One of those was a change Vermeer never intended. The red roofs are dotted with small pale lumps, so that the tiles read as grainy and slightly pink. These are metal-soap aggregates: over the centuries, metal from a pigment such as lead white reacts with the fatty acids in the oil that binds the paint, and the products gather into little protruding grains that push up through the surface.

It is a common form of ageing in old oil paintings, and it leaves its own trace in the technical images, where the grains show as tiny light spots in an X-radiograph. A conservator can record and understand it, but not undo it; the roofs of Delft will keep their grain.

A hole in the sky

Not all of the painting’s history is chemical. In 1876 a curtain rod fell in the Mauritshuis galleries and punched a hole in the centre of the sky. The museum’s nineteenth-century conservator, W.A. Hopman, repaired it the same year, and his mend is invisible to a visitor standing in front of the picture. It survives only in the X-radiograph, where the old damage still reads as a dark shape against the bright lead white of the clouds, a scar the eye cannot find but the instruments can. When the picture came to the studio in 1994 the old patch behind it was found sound and left in place.

Signs of a second campaign

Detail of two women in white caps standing on the sandy near bank, one in a yellow bodice with a basket, the other in a dark skirt
Figures on the near bank. On one of the women Vermeer drew grey lines over cracks that had already opened in the black of her skirt.

The close looking that a restoration allows turned up a small clue to how Vermeer worked. On one of the little women who wait on the near bank for a barge, Wadum found that Vermeer had drawn fine grey vertical lines over cracks that had already opened in the black paint of her skirt.

Drying cracks do not form overnight. For Vermeer to have painted into cracks that were already there, he must have come back to the finished picture a good while after he began it, touching in these figures in a later sitting. It is a reminder that a painting so often described as a single caught moment was built up in more than one campaign.

Points of light

Detail of a dark herring boat moored against the quay, its hull and rigging studded with small soft dabs of bright paint
The moored herring boat, its dark hull strung with soft dabs of light. These glowing discs are often read as a sign that Vermeer studied the view through a camera obscura.

With the varnish gone, one of the picture’s most discussed features read clearly again. Along the dark hull of the herring boat moored below the Rotterdam Gate, and across the water, Vermeer strung small soft dabs of bright paint.

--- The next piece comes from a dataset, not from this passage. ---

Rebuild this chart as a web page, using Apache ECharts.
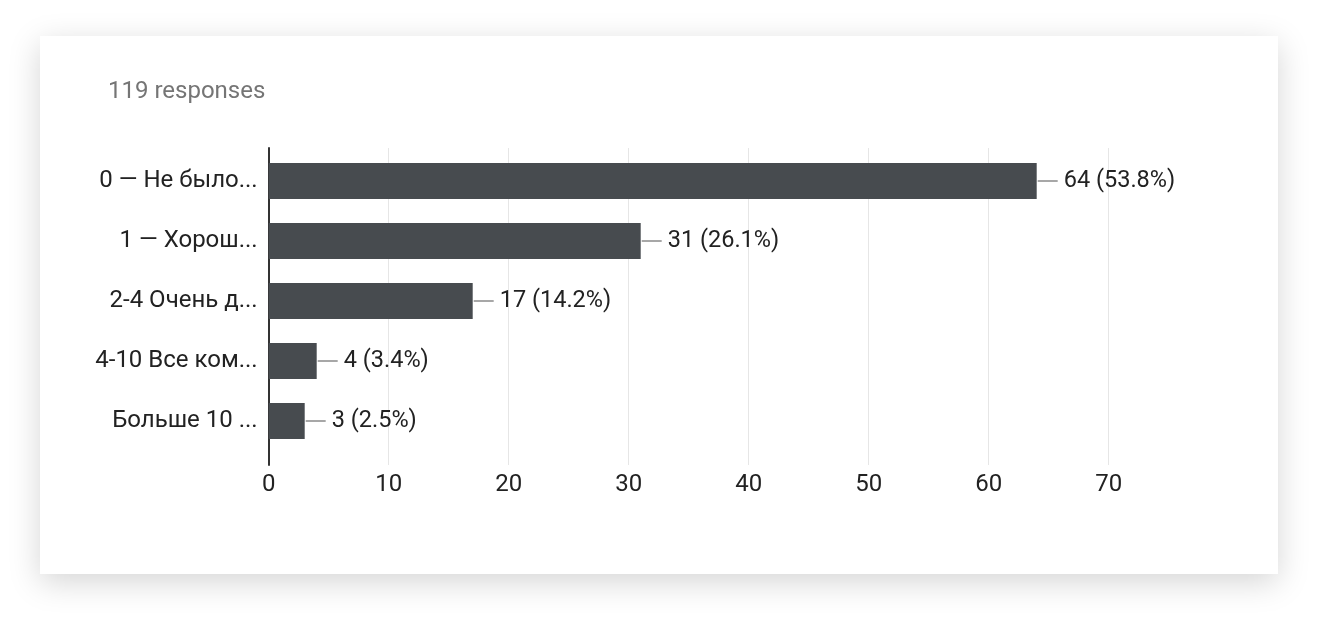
<!DOCTYPE html>
<html>
<head>
<meta charset="utf-8">
<script src="https://cdn.jsdelivr.net/npm/echarts@6/dist/echarts.min.js"></script>
<style>
  html, body { margin: 0; padding: 0; background: #ffffff; width: 1318px; height: 618px; overflow: hidden; }
  #card {
    position: absolute; left: 40px; top: 36px; width: 1238px; height: 538px;
    background: #ffffff;
    box-shadow: 0 8px 30px rgba(0,0,0,0.17);
  }
  #chart { width: 1238px; height: 538px; }
</style>
</head>
<body>
<div id="card"><div id="chart"></div></div>
<script>
// Survey answers (truncated as in the form summary) and counts
const categories = ['0 — Не было...', '1 — Хорош...', '2-4 Очень д...', '4-10 Все ком...', 'Больше 10 ...'];
const counts = [64, 31, 17, 4, 3];
const percents = ['53.8%', '26.1%', '14.2%', '3.4%', '2.5%'];
const totalResponses = 119;
const xTicks = { min: 0, max: 70, interval: 10 };

const font = 'Roboto, "Noto Sans", sans-serif';
const chart = echarts.init(document.getElementById('chart'), null, { renderer: 'canvas' });

chart.setOption({
  animation: false,
  title: {
    text: totalResponses + ' responses',
    left: 63, top: 39,
    textStyle: { fontFamily: font, fontSize: 24, fontWeight: 'normal', color: '#757575' }
  },
  grid: [
    // frame: gridlines, zero line and tick labels
    { left: 228.7, top: 112, width: 840, height: 317 },
    // bars
    { left: 228.7, top: 115, width: 840, height: 300 }
  ],
  xAxis: [
    {
      gridIndex: 0, type: 'value', min: xTicks.min, max: xTicks.max, interval: xTicks.interval,
      axisLine: { show: false }, axisTick: { show: false },
      splitLine: { show: true, lineStyle: { color: '#e6e6e6', width: 1 } },
      axisLabel: { fontFamily: font, fontSize: 24, color: '#222222', margin: 8 }
    },
    {
      gridIndex: 1, type: 'value', min: xTicks.min, max: xTicks.max, interval: xTicks.interval,
      show: false
    }
  ],
  yAxis: [
    {
      gridIndex: 0, type: 'value', min: 0, max: 1,
      axisLine: { show: true, lineStyle: { color: '#333333', width: 2 } },
      axisTick: { show: false }, axisLabel: { show: false }, splitLine: { show: false }
    },
    {
      gridIndex: 1, type: 'category', data: categories, inverse: true,
      axisLine: { show: false }, axisTick: { show: false }, splitLine: { show: false },
      axisLabel: { fontFamily: font, fontSize: 24, color: '#222222', margin: 11 }
    }
  ],
  series: [
    {
      type: 'bar', xAxisIndex: 1, yAxisIndex: 1,
      data: counts, barWidth: 36,
      itemStyle: { color: '#474b4f' },
      label: {
        show: true, position: 'right', distance: 27,
        fontFamily: font, fontSize: 23.5, color: '#222222',
        formatter: p => counts[p.dataIndex] + ' (' + percents[p.dataIndex] + ')'
      }
    },
    {
      // short leader line between each bar end and its value label
      type: 'custom', xAxisIndex: 1, yAxisIndex: 1,
      data: counts.map((v, i) => [v, i]),
      silent: true,
      renderItem: (params, api) => {
        const p = api.coord([api.value(0), api.value(1)]);
        return {
          type: 'line',
          shape: { x1: p[0] + 1, y1: p[1], x2: p[0] + 21, y2: p[1] },
          style: { stroke: '#8a8a8a', lineWidth: 1.5 }
        };
      }
    }
  ]
});
</script>
</body>
</html>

Looked at closely they are not sharp dots but little glowing discs.

Those discs have long been treated as a clue to method. A camera obscura, the lens-and-mirror box that throws a scene onto a surface, can spread a single point of light into a soft halo of exactly this kind, and scholars have taken the highlights here as a sign that Vermeer studied the view through such a device. It cannot be proved from the paint alone, and the question is still argued, but the cleaned surface let the evidence be seen for what it is.

After the cleaning

The 1994 treatment did not alter what the painting is, a broadly faithful prospect of Delft seen across the water, adjusted here and there for the sake of the composition. What it altered is how it reads: a brighter, cooler, more sunlit picture than the yellowed one visitors had known, and a better understood one, its ageing chemistry and its two campaigns of work now on the record. Cleaned and revarnished, it took its place in the 1996 Vermeer exhibition in The Hague.

Its companion on the studio table went on to a second life in the laboratory. A quarter of a century later the Mauritshuis returned to Girl with a Pearl Earring with a battery of scanners and imaging techniques, this time to examine rather than to clean.

Notes

  1. 1.The 1994 treatment of View of Delft, carried out with Girl with a Pearl Earring, was led by the Mauritshuis chief conservator Jørgen Wadum and published as Jørgen Wadum et al., Vermeer Illuminated: Conservation, Restoration and Research (The Hague: Mauritshuis, 1994). It prepared both pictures for the exhibition “Johannes Vermeer” shown at the National Gallery of Art, Washington, and the Mauritshuis, The Hague, in 1995 and 1996. See the Mauritshuis account, “Vermeer Illuminated.”
  2. 2.The removal of the discoloured varnish is described in Wadum et al., Vermeer Illuminated (The Hague, 1994): yellowed varnish from earlier treatments was taken off with solvents, recovering the cool light of the sky and the warmth of the sunlit far bank, and the painting was given a fresh varnish containing an ultraviolet stabiliser to slow future yellowing.
  3. 3.The pale lumps in the red roofs are metal-soap aggregates, a common form of chemical ageing in which metal ions from a pigment such as lead white react with the fatty acids in the oil binder and gather into protruding grains. The Mauritshuis records that they give the roofs a grainy texture and a pinker tone and show up as tiny light spots in X-radiographs. See the Mauritshuis object page, “View of Delft,” and the technical study Petria Noble et al., Bewaard voor de eeuwigheid: het natuurwetenschappelijk onderzoek van de schilderijen van het Mauritshuis (2008).
  4. 4.The Mauritshuis records that in 1876 a curtain rod fell in the galleries and made a hole in the centre of the sky, which the conservator W.A. Hopman (1828 to 1910) repaired the same year; the damage is invisible on the surface but still reads as a dark shape in the X-radiograph. See the Mauritshuis object page, “View of Delft.”
  5. 5.In Vermeer Illuminated (The Hague, 1994) Wadum noted that on one of the small women on the foreground bank Vermeer painted grey vertical lines over drying cracks that had already opened in the black of her skirt, evidence that he returned to the picture well after first laying it in, since drying cracks take time to form. See the interview with Jørgen Wadum at Essential Vermeer.
  6. 6.The soft discs of light on the boats and water, applied as small dabs rather than sharp points, have long been read as evidence that Vermeer studied the scene through a camera obscura, whose lens can spread a point of light into a glowing halo. The classic account is Arthur K. Wheelock Jr. and C. J. Kaldenbach, “Vermeer’s View of Delft and his Vision of Reality,” Artibus et Historiae 3, no. 6 (1982), pp. 9 to 35. The question remains debated.